More than 400,000 health workers are to be balloted for strikes, threatening a massive escalation of industrial unrest across the country in growing disputes over issues including pay.
Unison announced that its members ranging from nursing staff and ambulance crews to hospital porters and cleaners, in England, Wales and Northern Ireland, will vote in the coming weeks on whether to mount a campaign of industrial action.
Members of other health unions representing nurses, midwives, ambulance crews and physiotherapists are also being balloted for industrial action.
Almost a million NHS workers could be involved in strikes and other forms of industrial action before Christmas.
Unison general secretary Christina McAnea said the Government’s decision to award a £1,400 pay rise in the summer had caused anger among NHS workers, sparking resignations across the service.
She accused the Westminster Government of treating unions as the “enemy within” and of ignoring pleas to discuss pay in a bid to avert industrial action.
“They don’t want to talk to us – they want to demonise us,” she said. “The NHS is haemorrhaging staff and cannot recruit new employees, partly because pay is so low.”
Ms McAnea said NHS staff are being asked to work double shifts, or to work extra hours at weekends because of the staff shortages, leaving them “exhausted”.

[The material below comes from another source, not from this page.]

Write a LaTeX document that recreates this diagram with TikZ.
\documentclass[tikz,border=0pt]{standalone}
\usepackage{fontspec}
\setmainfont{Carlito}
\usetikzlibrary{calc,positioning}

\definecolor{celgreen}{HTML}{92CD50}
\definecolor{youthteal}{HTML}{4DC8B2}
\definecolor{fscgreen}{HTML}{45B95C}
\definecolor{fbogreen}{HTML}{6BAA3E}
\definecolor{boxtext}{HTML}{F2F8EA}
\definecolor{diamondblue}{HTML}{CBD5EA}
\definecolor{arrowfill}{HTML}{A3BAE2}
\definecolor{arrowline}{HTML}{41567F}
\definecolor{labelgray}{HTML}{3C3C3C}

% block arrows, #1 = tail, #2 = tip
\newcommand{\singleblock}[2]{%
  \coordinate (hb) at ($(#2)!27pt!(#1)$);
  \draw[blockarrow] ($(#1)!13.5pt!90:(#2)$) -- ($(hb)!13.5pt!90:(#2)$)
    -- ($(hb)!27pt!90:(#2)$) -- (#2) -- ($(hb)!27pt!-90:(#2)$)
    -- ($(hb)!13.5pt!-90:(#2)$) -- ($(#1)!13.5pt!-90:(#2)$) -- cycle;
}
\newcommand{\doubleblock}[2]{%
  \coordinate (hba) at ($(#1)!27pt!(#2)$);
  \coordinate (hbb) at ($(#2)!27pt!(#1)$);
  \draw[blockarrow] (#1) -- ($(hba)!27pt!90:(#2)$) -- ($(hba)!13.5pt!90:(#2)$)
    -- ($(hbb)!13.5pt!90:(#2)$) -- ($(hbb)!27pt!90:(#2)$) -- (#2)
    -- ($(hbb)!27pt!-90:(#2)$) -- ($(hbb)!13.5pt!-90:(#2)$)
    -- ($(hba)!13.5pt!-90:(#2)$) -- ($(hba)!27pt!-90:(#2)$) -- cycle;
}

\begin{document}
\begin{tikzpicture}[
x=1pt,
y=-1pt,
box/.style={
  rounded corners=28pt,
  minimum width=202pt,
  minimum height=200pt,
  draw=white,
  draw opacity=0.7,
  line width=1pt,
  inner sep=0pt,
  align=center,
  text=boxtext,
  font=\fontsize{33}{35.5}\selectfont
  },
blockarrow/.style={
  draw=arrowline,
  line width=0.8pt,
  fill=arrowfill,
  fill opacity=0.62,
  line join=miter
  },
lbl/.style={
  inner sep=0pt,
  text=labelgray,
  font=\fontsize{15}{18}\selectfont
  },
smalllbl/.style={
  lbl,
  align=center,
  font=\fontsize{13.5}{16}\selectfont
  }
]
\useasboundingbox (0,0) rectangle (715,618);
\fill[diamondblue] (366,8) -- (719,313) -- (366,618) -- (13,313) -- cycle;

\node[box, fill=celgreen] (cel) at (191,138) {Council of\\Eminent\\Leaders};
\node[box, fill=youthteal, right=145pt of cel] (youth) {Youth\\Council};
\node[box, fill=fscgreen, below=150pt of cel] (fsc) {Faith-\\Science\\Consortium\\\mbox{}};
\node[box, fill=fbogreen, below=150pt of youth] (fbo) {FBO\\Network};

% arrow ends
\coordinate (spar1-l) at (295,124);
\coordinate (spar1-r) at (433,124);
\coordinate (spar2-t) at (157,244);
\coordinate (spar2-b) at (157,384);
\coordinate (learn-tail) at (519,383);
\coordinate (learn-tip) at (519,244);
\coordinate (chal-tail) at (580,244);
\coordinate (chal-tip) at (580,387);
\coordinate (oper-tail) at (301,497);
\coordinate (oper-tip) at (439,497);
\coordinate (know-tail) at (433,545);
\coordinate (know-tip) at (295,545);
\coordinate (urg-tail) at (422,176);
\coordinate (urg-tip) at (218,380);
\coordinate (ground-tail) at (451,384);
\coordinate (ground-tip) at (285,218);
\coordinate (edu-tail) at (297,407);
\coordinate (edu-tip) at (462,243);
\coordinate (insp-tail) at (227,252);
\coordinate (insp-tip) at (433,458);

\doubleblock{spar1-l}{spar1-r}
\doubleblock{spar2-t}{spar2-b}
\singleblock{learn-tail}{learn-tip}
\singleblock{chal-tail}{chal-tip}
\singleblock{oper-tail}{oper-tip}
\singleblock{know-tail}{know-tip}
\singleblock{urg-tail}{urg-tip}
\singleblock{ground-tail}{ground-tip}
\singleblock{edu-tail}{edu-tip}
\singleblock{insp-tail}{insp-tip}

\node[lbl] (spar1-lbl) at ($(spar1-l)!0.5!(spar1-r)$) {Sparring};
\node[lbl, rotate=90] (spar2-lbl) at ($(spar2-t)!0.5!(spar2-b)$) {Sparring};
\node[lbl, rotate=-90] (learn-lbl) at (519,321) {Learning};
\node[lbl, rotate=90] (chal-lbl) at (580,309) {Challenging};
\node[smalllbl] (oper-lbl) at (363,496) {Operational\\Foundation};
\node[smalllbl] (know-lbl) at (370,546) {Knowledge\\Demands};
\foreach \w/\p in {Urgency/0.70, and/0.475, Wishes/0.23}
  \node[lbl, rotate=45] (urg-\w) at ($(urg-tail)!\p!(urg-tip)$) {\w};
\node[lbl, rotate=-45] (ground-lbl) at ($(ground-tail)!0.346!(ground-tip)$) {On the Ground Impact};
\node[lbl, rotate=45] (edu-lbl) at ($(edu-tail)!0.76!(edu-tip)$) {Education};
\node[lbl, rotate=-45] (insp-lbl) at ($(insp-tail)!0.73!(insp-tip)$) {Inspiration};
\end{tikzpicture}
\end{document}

She said there would be so-called “life and limb” coverage if there is a strike, but she maintained many hospitals are already operating at such staffing levels because of the recruitment crisis in the NHS.
“Many of our members feel they are already operating at strike levels of staffing. If they go on strike they hope it will show the Government how bad things have got.”

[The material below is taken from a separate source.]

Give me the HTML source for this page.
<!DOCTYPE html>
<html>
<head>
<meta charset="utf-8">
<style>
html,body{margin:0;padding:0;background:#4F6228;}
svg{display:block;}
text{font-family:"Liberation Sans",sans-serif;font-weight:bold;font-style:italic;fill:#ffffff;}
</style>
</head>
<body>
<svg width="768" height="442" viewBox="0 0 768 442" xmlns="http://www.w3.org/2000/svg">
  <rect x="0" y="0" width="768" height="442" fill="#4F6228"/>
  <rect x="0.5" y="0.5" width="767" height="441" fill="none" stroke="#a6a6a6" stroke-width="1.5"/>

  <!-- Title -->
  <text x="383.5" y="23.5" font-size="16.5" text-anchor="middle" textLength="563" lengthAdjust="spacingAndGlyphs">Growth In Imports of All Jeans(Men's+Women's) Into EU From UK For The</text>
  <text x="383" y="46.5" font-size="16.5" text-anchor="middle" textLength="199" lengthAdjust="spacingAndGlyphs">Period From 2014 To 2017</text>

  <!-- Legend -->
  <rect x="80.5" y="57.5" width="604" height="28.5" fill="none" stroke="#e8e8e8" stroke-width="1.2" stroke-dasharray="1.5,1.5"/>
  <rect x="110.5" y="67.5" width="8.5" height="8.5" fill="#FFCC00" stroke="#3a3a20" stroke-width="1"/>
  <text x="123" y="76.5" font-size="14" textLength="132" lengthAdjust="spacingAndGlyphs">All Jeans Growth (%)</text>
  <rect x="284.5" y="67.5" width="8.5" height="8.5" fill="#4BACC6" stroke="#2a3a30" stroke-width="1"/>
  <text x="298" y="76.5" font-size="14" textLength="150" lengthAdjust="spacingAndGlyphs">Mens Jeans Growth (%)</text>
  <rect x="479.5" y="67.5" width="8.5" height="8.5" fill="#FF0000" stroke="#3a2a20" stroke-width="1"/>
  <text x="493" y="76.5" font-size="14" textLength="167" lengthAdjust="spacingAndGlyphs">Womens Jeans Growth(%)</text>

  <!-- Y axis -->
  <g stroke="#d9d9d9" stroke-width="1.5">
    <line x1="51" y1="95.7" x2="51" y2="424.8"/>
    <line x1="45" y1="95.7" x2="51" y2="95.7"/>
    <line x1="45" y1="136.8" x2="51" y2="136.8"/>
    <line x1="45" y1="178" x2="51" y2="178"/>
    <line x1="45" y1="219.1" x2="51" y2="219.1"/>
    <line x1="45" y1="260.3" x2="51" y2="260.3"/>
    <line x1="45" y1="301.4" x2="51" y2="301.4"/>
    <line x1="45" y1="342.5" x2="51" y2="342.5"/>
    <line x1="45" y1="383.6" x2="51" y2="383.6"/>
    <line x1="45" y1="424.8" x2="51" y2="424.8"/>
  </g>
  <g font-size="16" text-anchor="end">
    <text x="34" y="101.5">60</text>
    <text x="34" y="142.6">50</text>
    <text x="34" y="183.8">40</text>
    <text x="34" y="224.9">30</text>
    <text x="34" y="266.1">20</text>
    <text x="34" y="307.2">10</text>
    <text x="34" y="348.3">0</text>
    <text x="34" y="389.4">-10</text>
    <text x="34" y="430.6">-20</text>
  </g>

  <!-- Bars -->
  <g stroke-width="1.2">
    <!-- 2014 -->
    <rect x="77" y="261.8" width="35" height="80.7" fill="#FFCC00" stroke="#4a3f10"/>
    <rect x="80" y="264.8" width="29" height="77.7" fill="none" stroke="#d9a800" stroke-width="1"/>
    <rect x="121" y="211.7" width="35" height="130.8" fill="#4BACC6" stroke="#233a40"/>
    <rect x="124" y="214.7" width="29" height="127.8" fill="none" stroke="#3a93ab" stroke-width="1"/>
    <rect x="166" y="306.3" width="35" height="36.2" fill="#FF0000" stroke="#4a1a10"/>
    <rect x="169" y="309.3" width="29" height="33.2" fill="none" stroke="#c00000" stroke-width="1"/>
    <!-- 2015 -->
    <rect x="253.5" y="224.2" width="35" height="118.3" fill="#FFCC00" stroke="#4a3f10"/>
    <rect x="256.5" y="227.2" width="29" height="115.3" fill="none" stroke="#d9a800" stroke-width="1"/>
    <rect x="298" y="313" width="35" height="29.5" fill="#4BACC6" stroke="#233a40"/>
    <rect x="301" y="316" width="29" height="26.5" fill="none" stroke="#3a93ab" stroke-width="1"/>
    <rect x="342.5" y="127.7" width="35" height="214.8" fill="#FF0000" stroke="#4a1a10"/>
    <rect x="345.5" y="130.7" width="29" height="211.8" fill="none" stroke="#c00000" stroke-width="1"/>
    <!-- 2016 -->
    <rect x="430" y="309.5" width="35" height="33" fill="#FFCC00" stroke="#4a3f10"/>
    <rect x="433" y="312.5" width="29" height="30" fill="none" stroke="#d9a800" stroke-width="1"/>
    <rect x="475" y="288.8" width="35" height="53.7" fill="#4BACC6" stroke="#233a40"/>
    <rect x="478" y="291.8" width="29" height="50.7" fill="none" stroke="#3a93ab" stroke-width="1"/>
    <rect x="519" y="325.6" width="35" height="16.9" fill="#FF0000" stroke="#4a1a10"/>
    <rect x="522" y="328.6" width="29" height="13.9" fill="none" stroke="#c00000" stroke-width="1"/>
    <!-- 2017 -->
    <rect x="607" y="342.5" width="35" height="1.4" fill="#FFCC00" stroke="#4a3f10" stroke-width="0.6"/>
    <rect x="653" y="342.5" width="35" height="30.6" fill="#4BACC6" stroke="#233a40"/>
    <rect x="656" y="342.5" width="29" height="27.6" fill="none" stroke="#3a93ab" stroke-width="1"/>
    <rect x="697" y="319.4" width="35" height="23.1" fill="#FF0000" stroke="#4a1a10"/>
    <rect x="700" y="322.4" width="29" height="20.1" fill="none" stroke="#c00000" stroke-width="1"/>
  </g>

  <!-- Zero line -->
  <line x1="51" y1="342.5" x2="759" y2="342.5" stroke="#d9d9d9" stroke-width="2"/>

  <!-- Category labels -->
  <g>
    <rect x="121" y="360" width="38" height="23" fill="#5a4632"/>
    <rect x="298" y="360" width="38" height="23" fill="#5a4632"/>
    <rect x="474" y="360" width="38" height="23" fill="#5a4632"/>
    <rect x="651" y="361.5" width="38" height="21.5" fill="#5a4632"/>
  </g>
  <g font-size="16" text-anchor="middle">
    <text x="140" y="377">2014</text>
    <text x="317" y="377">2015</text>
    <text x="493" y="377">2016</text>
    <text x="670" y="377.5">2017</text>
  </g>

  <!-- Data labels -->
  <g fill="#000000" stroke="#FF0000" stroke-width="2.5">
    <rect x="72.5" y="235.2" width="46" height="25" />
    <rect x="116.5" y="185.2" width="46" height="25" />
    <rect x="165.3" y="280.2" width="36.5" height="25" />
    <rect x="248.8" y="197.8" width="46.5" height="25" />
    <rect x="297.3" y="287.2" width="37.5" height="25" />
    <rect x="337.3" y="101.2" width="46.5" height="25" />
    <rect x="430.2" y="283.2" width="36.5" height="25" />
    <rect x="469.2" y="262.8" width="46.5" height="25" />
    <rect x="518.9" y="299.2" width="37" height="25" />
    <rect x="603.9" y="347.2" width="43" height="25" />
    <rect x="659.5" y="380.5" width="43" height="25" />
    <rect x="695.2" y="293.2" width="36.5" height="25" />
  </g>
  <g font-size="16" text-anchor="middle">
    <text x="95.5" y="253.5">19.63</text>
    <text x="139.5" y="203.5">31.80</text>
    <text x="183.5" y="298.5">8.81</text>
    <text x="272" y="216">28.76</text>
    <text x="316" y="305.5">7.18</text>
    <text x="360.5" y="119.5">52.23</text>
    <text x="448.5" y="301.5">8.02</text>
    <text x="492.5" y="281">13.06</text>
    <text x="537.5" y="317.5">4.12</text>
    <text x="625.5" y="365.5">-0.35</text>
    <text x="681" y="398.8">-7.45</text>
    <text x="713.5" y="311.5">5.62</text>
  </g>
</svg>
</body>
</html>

She predicted that any industrial action will be co-ordinated with other health unions, threatening the biggest strike for years, adding she cannot guarantee that services will not be affected.

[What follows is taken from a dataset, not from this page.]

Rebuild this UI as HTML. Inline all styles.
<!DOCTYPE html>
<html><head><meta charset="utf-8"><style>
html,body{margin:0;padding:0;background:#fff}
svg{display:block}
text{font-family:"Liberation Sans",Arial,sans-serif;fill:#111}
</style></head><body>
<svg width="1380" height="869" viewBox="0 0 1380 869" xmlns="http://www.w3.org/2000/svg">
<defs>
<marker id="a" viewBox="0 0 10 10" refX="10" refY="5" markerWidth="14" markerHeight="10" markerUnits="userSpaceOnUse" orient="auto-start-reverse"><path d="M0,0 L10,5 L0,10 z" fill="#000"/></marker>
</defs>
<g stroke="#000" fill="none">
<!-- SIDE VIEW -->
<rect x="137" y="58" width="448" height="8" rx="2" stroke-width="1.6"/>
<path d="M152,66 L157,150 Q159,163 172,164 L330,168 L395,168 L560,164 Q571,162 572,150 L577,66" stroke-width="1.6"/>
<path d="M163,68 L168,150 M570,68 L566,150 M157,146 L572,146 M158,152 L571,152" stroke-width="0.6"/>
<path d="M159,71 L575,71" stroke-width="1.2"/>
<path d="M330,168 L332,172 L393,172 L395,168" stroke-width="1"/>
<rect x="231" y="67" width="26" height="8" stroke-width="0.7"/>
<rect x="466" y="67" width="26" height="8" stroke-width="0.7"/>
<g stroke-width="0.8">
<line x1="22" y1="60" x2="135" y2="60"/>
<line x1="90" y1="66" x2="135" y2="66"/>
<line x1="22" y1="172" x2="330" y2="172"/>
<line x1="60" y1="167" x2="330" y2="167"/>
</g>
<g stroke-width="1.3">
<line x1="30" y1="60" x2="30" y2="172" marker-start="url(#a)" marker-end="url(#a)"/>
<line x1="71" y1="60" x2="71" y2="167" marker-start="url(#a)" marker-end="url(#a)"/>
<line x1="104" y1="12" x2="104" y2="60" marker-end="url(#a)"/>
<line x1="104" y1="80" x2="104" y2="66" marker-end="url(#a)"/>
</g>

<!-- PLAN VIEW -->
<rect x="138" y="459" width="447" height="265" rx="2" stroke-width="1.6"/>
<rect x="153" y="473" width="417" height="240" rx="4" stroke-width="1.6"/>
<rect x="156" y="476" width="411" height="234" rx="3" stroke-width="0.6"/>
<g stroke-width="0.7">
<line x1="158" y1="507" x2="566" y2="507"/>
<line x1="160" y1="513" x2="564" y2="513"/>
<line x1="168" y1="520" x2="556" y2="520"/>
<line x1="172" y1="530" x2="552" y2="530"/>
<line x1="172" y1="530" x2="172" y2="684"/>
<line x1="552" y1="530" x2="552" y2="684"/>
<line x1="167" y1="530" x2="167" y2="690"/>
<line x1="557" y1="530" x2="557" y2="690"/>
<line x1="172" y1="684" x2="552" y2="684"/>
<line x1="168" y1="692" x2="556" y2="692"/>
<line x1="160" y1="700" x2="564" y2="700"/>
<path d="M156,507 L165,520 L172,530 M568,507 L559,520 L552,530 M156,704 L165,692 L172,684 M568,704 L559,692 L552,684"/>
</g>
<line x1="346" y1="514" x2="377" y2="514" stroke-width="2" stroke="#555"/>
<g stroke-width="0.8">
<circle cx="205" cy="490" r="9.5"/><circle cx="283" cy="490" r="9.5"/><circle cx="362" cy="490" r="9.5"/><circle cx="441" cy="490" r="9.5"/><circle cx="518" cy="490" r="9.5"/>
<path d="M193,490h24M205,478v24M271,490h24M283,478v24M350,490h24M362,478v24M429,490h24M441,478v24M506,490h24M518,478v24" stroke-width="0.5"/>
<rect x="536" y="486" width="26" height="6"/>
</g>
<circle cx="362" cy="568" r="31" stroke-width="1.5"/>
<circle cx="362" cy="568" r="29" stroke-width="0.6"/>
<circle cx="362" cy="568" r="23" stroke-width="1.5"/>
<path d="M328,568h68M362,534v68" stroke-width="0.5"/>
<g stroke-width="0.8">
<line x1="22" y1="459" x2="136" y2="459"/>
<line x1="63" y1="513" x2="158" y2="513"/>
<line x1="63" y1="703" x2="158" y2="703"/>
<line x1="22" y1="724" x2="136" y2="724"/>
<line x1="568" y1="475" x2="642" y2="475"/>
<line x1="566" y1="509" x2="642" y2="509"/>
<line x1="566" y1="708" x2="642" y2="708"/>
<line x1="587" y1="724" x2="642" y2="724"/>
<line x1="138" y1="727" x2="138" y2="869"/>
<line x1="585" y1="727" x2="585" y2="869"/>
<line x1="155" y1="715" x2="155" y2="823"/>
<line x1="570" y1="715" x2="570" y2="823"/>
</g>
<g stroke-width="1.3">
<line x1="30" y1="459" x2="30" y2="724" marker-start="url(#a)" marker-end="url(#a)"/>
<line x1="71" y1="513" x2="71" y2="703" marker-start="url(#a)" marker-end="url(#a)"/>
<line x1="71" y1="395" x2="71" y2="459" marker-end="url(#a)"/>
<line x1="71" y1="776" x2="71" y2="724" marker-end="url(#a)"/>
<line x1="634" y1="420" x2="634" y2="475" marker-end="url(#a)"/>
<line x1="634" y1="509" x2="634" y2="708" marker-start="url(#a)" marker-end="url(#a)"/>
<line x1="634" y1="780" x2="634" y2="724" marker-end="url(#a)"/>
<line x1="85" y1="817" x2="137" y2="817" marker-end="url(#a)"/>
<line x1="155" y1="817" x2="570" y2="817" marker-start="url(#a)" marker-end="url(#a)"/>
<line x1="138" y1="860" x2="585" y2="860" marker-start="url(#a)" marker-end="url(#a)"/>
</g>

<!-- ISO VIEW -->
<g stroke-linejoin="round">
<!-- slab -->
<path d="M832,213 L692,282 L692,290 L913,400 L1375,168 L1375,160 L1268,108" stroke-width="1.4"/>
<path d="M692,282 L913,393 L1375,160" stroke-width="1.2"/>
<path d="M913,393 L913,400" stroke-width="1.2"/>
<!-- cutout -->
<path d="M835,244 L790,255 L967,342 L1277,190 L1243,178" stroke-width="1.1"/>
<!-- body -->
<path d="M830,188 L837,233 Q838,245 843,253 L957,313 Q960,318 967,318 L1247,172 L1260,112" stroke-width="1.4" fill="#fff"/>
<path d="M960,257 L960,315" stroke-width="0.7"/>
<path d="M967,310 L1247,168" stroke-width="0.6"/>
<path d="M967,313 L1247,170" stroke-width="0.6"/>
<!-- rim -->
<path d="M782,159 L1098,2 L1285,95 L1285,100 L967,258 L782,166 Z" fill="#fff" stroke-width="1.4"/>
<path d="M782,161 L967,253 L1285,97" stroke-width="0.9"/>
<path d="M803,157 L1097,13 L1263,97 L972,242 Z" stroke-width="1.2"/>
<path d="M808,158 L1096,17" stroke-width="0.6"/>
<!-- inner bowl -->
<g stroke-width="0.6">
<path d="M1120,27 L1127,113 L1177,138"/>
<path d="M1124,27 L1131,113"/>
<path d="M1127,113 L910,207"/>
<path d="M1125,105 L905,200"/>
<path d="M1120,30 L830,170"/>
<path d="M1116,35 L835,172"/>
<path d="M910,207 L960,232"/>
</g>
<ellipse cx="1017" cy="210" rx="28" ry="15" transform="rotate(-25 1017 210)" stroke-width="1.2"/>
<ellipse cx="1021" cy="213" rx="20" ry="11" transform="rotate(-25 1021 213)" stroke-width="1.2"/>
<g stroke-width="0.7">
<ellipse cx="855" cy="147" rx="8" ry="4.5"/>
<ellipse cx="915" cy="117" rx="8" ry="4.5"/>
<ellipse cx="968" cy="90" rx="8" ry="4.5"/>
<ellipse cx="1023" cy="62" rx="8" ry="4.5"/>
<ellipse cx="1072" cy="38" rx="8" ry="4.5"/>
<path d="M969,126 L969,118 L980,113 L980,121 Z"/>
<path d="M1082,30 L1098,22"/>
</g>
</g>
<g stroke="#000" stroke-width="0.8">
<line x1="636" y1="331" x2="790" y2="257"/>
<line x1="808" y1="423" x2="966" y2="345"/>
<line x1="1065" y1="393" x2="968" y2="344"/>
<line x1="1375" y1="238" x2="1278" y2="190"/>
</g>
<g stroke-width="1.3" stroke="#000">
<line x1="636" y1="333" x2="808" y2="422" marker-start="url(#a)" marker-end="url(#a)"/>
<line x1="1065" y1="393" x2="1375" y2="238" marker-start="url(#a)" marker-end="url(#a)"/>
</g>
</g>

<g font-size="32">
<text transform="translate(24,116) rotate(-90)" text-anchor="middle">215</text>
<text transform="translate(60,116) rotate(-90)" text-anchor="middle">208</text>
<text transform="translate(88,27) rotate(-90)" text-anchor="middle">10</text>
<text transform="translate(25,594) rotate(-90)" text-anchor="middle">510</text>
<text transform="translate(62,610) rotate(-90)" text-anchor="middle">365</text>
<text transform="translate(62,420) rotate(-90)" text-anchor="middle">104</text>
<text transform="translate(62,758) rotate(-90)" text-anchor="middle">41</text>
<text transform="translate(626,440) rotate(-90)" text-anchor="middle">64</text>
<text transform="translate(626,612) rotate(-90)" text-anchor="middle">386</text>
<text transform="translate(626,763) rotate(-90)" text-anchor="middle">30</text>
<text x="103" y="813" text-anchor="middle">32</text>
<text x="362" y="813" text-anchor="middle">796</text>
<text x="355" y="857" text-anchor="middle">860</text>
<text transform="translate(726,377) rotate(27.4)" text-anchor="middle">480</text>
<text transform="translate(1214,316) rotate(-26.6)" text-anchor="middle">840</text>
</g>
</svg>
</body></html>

“We would expect the Westminster Government to talk to us given that they are facing a massive strike, but the rhetoric is just accusing us of being the enemy.”
The Unison leader said railway workers had received support from the public for their strikes and she is certain nurses and other health workers will receive similar support.
Unison members will start voting on October 27.
NHS workers went on strike across England over pay in 2014. Before that, the last time there was a UK-wide strike over pay involving health workers was in 1982.
A Department of Health and Social Care spokesperson said: “We are giving over 1 million NHS workers a pay rise of at least £1,400 this year, as recommended by the independent NHS Pay Review Body.
“Industrial action is a matter for unions, and we urge them to carefully consider the potential impacts on patients.”